> [Material]
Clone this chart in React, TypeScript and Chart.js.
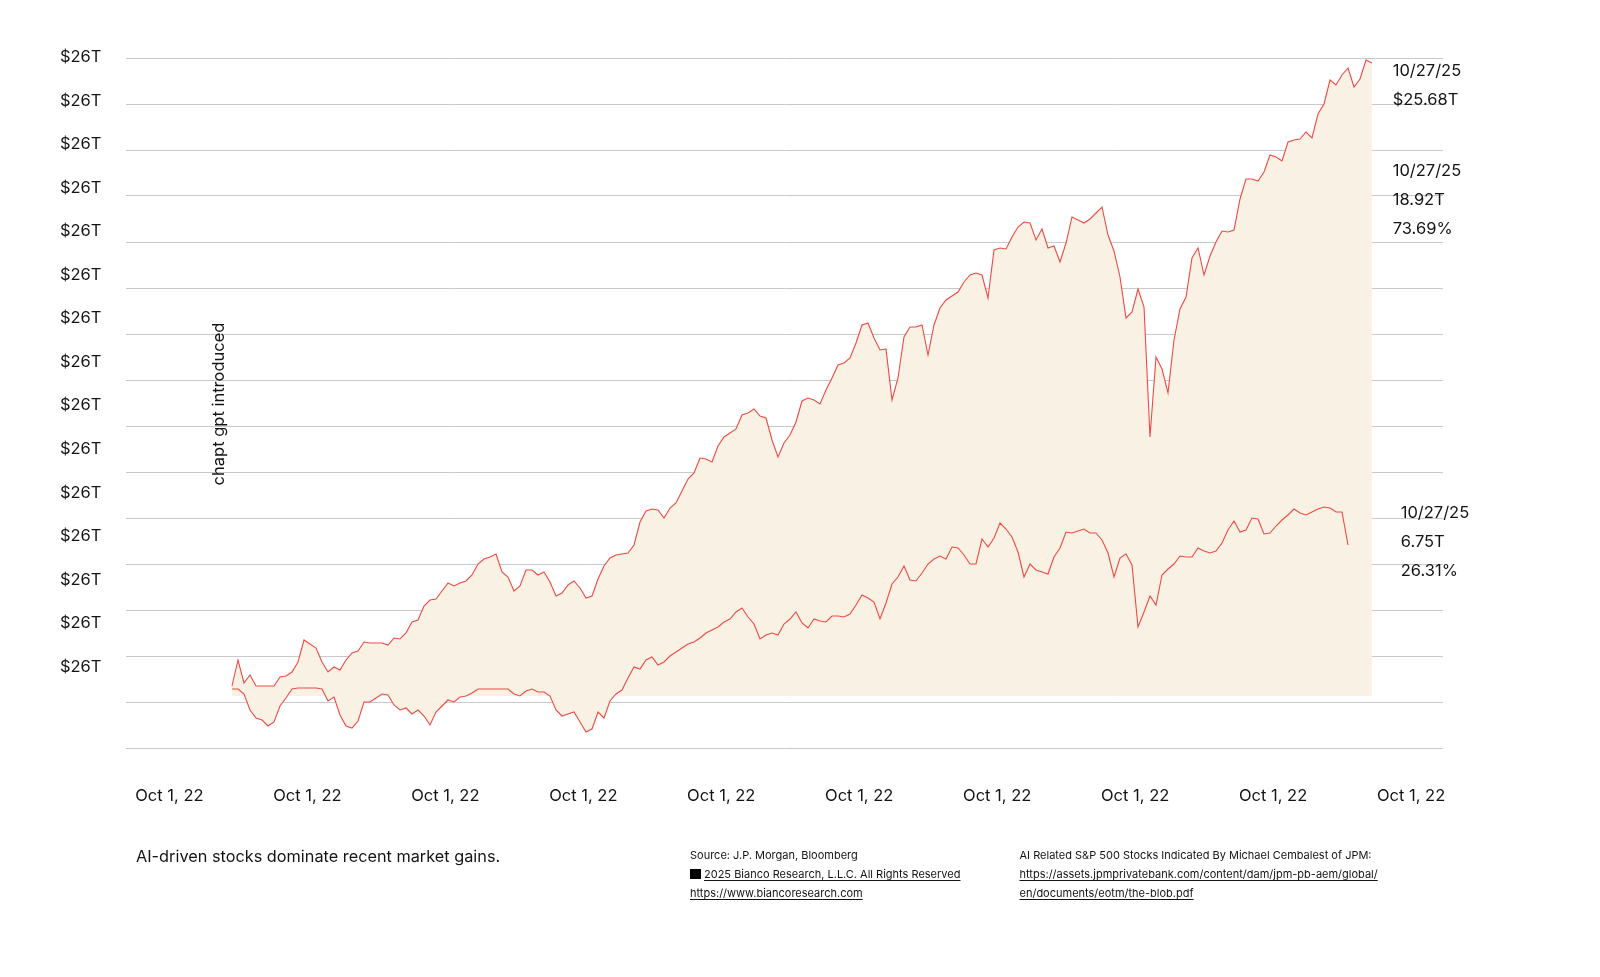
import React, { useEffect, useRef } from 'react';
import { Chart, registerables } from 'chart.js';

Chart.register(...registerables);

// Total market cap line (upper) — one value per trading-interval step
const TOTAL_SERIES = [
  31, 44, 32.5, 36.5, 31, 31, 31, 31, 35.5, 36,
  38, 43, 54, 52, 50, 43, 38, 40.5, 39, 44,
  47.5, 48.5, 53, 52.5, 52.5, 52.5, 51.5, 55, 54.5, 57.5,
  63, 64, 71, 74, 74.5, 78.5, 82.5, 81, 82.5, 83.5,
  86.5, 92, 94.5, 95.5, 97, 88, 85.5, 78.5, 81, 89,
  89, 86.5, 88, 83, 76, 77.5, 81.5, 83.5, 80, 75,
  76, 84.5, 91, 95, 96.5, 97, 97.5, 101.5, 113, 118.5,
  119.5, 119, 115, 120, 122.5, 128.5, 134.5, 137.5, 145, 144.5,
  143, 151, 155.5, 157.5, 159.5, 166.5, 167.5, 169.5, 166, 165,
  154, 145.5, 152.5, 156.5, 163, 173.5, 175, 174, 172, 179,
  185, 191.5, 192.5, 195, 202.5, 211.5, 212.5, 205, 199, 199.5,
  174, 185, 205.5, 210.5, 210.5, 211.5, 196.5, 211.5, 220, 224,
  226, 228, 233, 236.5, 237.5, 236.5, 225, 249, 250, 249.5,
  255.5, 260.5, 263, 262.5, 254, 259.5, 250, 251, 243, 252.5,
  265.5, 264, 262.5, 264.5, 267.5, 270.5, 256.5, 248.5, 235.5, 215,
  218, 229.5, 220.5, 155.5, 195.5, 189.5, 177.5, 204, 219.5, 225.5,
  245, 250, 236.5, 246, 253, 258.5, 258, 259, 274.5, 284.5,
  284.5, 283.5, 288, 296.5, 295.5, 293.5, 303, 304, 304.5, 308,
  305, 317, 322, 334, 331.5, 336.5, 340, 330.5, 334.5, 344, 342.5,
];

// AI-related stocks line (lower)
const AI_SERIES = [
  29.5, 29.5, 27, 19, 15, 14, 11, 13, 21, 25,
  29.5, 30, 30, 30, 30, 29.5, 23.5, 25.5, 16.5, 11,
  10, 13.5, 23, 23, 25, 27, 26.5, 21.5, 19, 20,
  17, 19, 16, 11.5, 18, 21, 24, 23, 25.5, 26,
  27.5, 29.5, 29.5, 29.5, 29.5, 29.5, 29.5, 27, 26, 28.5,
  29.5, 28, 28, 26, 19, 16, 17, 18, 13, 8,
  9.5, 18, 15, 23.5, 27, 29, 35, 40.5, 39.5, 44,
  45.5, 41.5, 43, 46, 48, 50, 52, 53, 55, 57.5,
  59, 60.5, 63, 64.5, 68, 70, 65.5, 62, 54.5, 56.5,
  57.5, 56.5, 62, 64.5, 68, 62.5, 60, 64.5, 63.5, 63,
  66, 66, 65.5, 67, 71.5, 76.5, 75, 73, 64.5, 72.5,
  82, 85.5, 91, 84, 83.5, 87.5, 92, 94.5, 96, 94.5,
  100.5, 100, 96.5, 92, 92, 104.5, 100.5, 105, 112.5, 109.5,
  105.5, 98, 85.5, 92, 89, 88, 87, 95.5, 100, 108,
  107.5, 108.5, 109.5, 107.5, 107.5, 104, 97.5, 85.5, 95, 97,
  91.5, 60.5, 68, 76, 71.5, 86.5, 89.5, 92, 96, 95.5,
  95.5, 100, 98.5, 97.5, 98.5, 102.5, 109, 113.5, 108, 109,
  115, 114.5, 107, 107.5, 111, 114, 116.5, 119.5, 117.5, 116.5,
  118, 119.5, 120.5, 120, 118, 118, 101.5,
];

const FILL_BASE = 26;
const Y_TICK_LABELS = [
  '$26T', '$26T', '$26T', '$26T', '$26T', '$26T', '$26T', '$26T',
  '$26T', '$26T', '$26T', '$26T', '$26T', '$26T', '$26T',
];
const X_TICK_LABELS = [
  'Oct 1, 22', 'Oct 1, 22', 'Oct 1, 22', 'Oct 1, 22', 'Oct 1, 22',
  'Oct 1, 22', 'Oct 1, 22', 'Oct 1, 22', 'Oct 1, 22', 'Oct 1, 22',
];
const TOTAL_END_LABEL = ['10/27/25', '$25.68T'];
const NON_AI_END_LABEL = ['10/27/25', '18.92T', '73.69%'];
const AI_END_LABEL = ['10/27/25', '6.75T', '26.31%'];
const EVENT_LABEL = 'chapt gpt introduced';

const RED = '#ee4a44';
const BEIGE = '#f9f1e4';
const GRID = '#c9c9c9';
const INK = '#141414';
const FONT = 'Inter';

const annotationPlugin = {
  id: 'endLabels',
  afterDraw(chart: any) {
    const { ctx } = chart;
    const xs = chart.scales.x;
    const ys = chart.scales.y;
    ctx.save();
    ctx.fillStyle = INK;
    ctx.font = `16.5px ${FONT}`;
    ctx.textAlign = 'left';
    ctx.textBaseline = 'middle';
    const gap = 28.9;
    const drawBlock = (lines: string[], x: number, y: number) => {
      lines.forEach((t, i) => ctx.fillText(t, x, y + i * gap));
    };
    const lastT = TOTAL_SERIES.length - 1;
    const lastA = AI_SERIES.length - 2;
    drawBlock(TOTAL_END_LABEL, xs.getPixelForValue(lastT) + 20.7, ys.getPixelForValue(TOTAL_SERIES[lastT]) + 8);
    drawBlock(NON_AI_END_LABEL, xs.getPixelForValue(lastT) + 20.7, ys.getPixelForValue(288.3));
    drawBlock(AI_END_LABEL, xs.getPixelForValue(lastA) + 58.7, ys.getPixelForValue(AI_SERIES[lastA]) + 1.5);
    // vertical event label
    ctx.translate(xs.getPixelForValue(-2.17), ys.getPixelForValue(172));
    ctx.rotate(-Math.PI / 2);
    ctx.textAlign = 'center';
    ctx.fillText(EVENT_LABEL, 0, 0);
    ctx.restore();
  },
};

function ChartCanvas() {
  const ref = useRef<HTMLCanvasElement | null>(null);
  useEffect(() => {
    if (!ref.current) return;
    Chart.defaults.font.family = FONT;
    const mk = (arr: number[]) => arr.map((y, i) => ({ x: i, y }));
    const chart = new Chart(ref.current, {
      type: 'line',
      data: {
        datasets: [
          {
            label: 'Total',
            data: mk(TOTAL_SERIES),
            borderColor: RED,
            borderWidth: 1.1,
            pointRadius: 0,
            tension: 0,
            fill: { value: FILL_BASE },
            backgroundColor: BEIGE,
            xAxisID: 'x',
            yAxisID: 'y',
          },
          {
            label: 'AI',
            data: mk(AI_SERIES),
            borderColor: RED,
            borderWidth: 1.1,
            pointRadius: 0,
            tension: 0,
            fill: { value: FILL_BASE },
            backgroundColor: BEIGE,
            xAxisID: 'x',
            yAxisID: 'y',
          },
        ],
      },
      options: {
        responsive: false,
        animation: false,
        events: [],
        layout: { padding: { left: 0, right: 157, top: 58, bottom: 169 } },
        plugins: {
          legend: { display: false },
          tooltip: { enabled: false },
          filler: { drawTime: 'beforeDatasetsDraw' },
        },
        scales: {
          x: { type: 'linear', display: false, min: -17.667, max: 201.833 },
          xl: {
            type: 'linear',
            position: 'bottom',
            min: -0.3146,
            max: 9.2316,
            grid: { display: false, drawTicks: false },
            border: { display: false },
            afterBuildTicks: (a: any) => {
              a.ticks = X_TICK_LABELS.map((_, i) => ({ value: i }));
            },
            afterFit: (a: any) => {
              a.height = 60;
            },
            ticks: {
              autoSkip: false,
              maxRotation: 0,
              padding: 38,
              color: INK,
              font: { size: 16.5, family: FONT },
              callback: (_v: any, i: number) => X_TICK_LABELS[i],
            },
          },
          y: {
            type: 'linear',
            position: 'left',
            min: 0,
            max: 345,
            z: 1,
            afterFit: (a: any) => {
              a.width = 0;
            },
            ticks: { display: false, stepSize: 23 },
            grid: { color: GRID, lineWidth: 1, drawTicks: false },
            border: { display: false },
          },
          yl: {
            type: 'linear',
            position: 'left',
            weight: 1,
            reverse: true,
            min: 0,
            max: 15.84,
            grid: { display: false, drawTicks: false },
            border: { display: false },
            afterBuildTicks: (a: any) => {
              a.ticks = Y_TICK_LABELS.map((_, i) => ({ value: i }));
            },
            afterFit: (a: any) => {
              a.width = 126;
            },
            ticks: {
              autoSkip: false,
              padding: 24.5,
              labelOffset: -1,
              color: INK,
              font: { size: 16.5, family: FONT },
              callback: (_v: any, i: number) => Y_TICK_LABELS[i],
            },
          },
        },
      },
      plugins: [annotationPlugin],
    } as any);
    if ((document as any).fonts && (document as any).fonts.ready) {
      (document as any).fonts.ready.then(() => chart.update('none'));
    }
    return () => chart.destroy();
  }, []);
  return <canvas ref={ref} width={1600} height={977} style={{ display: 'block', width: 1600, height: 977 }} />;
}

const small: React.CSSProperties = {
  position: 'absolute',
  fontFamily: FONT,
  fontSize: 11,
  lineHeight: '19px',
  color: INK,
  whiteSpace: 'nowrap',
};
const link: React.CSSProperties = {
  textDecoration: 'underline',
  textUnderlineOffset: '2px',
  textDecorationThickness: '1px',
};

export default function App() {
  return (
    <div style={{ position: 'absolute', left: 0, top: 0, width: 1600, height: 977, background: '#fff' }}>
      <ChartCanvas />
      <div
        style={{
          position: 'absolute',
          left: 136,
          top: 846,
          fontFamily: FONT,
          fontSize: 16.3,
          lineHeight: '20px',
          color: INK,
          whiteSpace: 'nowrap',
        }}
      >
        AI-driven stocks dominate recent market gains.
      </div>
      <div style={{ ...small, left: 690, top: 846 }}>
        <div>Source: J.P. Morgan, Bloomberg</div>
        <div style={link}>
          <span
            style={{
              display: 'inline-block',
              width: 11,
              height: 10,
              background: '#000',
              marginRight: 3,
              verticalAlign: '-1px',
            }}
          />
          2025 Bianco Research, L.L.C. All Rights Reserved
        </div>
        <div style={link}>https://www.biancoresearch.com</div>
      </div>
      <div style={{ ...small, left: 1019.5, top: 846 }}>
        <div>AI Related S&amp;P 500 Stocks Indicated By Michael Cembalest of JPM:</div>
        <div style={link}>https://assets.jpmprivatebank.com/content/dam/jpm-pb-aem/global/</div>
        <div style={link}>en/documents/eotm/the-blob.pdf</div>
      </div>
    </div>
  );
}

> [Stated task] Pictures are excluded: retype only the lines from the beginning of the listing above through the line with "Chart.register(...registerables);", both included.

> [Complete response]
Clone this chart in React, TypeScript and Chart.js.
import React, { useEffect, useRef } from 'react';
import { Chart, registerables } from 'chart.js';

Chart.register(...registerables);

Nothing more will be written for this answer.